Task requirements:
Begin the copy with the line that contains "Write a Python" and end it with the line that contains "from matplotlib.patches import Rectangle". Print these lines exactly and omit all pictures.

*** Entries supplied

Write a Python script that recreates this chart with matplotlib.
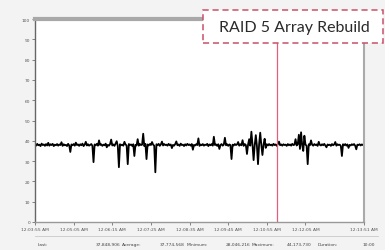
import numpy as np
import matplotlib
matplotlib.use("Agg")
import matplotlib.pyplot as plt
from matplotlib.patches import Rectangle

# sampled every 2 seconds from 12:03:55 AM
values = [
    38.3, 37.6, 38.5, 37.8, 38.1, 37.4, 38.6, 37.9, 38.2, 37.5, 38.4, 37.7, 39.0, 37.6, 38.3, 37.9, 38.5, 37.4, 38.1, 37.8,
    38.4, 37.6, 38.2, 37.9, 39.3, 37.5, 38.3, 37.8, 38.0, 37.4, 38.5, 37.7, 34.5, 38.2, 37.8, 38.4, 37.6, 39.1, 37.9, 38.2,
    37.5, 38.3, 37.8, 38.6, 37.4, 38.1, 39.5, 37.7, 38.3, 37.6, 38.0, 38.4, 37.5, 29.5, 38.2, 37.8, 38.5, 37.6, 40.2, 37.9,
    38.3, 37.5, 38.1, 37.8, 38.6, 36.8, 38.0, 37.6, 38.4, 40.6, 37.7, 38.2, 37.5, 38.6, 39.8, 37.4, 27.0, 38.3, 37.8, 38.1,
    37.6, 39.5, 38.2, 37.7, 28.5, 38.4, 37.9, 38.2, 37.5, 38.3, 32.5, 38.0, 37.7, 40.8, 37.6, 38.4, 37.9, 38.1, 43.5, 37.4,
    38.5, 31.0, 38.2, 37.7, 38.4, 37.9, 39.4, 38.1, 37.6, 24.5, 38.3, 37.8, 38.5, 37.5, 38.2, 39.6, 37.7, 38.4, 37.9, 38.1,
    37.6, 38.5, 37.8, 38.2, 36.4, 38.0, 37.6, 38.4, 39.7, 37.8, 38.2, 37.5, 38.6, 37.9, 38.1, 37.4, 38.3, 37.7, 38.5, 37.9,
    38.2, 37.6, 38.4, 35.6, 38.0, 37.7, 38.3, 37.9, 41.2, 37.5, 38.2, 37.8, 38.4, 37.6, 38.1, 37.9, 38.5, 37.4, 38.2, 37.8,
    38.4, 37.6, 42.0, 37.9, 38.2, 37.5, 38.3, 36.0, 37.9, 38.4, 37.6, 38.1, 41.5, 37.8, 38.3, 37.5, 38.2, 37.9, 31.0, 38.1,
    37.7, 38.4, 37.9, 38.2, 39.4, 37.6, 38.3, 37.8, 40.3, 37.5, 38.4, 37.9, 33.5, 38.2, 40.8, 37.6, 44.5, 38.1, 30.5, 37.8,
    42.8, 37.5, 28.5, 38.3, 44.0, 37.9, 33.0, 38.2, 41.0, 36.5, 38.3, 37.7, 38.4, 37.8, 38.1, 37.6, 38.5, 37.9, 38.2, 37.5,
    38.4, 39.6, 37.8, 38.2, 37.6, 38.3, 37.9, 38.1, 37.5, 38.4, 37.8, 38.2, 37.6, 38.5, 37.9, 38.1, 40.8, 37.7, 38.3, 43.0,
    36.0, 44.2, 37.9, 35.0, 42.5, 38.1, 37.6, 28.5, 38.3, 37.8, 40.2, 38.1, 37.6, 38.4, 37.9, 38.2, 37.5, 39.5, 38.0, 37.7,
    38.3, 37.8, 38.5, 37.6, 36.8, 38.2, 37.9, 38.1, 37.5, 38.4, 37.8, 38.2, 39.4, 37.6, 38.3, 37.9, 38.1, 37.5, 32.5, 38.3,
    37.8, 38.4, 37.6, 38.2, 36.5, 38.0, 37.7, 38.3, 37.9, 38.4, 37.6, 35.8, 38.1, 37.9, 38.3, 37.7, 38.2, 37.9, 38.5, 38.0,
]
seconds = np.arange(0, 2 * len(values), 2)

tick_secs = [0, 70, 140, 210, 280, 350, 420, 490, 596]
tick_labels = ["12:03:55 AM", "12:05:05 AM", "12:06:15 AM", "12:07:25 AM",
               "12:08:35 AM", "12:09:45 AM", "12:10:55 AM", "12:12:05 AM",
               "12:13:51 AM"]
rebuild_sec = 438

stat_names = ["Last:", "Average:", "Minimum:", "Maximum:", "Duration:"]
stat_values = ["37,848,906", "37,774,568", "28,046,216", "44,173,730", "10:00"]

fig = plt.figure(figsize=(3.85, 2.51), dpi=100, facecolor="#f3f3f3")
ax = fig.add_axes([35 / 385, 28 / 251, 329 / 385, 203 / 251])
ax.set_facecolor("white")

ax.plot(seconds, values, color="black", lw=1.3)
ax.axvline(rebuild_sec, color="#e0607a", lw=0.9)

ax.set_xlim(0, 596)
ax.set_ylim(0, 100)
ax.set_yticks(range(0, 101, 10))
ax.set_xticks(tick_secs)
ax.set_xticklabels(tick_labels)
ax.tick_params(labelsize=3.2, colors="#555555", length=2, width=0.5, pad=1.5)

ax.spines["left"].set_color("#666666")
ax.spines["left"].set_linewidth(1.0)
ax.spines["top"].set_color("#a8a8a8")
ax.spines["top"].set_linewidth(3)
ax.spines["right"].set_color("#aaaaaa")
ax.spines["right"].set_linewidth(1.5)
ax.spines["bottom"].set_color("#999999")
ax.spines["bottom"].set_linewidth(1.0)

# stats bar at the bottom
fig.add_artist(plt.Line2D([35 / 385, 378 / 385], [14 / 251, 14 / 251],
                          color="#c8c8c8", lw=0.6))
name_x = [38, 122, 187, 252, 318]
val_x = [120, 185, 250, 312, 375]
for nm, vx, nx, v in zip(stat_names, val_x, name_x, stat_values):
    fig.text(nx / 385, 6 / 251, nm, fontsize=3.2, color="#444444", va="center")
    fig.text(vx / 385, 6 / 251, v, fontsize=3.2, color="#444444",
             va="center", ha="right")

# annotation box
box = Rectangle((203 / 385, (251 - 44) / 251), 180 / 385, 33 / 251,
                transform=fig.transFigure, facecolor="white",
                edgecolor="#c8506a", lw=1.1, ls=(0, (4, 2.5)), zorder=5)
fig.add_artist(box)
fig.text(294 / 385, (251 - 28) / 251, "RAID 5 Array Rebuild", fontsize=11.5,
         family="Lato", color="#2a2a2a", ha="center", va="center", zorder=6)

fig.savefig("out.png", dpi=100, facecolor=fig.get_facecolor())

******
*** Entries supplied

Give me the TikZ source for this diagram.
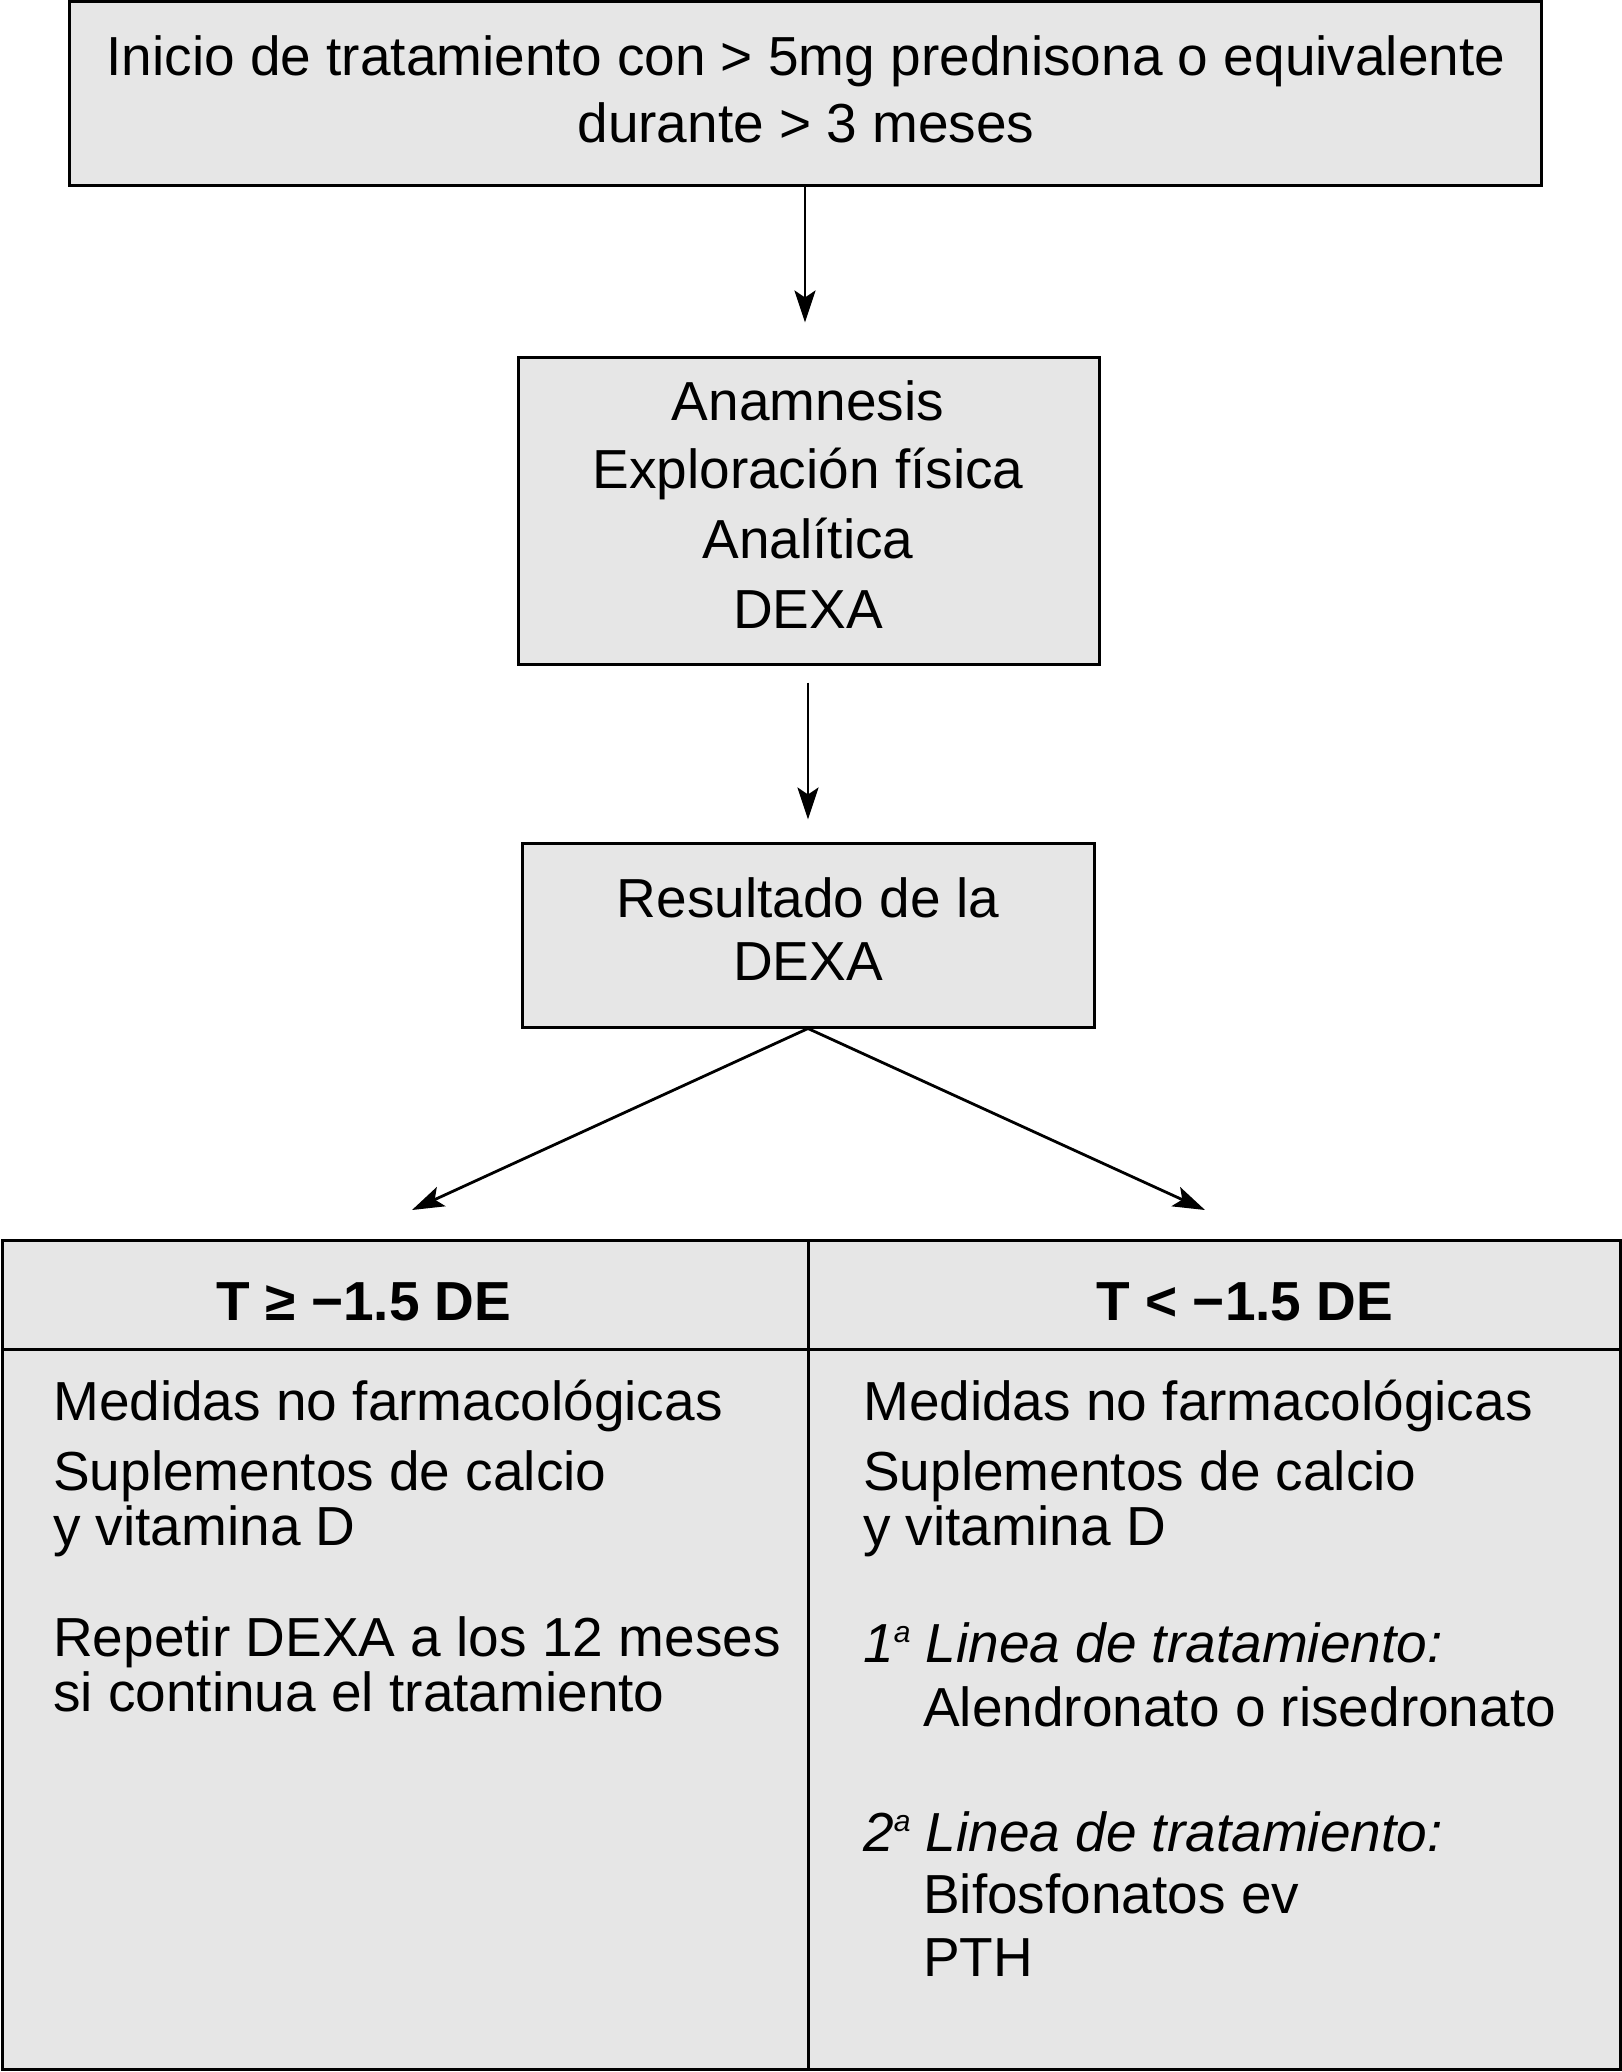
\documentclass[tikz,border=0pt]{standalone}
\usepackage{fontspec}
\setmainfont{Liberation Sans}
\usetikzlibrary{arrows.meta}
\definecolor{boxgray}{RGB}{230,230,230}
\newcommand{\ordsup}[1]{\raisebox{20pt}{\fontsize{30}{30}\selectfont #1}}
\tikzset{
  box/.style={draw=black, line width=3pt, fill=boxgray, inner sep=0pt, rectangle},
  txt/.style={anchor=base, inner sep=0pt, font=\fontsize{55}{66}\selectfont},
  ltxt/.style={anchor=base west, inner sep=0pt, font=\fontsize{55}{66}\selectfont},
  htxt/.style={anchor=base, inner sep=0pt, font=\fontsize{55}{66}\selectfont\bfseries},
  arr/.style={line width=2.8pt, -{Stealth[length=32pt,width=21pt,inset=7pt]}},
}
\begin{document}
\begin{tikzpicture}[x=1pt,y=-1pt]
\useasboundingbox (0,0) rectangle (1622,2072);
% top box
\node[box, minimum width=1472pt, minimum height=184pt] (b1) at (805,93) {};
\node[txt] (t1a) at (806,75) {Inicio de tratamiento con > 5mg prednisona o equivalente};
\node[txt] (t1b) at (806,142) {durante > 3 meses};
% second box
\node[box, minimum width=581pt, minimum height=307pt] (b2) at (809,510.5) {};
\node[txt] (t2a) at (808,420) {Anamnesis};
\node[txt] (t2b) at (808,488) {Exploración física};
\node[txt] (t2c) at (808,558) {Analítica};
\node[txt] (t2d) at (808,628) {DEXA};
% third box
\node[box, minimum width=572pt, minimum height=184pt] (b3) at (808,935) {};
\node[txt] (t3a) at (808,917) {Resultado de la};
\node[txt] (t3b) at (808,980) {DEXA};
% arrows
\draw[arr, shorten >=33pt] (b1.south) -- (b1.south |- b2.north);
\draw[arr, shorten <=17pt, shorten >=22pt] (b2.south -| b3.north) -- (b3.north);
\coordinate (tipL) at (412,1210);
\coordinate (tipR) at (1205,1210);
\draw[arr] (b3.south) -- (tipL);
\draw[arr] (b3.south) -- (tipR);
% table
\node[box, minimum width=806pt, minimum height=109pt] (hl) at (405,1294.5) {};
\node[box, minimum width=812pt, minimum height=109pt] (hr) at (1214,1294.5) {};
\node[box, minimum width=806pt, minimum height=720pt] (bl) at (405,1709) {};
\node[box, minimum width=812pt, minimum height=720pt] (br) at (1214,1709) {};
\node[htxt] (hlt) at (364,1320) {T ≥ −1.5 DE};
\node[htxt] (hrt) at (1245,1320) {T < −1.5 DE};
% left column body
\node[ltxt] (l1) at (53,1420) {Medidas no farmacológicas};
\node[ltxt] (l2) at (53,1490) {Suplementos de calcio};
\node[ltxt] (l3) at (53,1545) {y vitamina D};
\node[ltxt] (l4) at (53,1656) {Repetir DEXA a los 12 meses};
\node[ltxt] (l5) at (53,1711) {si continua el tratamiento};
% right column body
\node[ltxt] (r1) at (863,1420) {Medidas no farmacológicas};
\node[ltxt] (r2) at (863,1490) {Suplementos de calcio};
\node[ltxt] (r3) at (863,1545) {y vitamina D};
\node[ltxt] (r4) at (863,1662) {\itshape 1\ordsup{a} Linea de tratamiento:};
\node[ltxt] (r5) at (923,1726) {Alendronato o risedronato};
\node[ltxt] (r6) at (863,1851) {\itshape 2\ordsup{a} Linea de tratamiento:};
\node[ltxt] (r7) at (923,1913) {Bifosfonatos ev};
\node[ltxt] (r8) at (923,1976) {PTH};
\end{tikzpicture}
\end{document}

******
*** Entries supplied

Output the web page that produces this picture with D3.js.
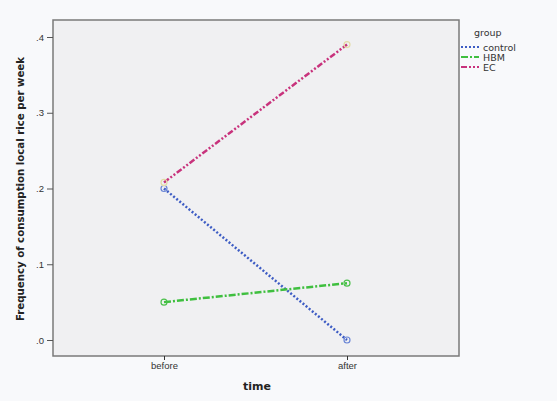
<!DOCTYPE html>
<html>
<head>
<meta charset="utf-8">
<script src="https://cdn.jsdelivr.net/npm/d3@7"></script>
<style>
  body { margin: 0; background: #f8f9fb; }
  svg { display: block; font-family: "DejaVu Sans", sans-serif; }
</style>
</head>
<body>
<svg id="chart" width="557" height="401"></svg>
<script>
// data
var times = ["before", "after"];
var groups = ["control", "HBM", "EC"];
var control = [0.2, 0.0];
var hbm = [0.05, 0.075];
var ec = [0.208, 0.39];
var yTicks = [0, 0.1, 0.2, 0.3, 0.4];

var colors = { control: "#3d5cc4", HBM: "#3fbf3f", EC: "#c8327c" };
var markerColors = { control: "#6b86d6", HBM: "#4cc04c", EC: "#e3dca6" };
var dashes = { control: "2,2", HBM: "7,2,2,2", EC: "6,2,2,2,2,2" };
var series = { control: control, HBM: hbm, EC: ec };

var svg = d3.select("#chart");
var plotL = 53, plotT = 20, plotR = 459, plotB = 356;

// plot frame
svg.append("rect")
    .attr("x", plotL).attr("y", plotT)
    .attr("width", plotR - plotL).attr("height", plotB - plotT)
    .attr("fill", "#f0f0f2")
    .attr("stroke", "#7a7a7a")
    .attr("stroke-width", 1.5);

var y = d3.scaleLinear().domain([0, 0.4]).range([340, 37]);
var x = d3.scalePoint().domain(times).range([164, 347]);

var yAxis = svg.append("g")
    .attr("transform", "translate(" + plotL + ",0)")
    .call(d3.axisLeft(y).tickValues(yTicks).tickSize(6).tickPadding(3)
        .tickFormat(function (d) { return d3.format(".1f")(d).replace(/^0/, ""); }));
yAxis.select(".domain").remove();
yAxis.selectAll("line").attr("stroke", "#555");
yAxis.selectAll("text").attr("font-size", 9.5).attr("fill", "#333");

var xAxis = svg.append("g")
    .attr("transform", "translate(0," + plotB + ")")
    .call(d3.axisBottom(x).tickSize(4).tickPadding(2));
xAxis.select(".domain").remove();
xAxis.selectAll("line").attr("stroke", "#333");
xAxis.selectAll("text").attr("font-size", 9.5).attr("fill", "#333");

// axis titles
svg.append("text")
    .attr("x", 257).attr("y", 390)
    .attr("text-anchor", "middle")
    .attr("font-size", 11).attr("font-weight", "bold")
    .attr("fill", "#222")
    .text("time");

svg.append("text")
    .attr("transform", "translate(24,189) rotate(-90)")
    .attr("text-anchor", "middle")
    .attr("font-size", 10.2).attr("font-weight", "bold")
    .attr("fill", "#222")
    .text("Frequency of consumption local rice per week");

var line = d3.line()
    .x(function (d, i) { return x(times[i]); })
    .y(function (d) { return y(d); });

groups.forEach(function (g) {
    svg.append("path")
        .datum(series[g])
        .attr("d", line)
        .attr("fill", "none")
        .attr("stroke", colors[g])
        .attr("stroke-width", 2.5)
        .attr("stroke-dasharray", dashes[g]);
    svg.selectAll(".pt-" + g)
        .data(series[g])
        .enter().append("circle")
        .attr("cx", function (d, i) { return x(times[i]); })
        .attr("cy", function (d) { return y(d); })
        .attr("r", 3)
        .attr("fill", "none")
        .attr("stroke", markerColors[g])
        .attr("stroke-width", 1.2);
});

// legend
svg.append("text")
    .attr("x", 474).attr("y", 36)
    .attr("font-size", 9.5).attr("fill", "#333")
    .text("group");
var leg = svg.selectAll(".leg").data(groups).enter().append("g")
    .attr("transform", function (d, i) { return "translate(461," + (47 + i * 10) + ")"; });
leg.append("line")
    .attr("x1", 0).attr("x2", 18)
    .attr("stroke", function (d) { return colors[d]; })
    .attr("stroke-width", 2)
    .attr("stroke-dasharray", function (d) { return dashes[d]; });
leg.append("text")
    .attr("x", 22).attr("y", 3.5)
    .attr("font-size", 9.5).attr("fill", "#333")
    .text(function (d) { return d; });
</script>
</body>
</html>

******

Solution to the problem:
Write a Python script that recreates this chart with matplotlib.
import numpy as np
import matplotlib
matplotlib.use("Agg")
import matplotlib.pyplot as plt
from matplotlib.patches import Rectangle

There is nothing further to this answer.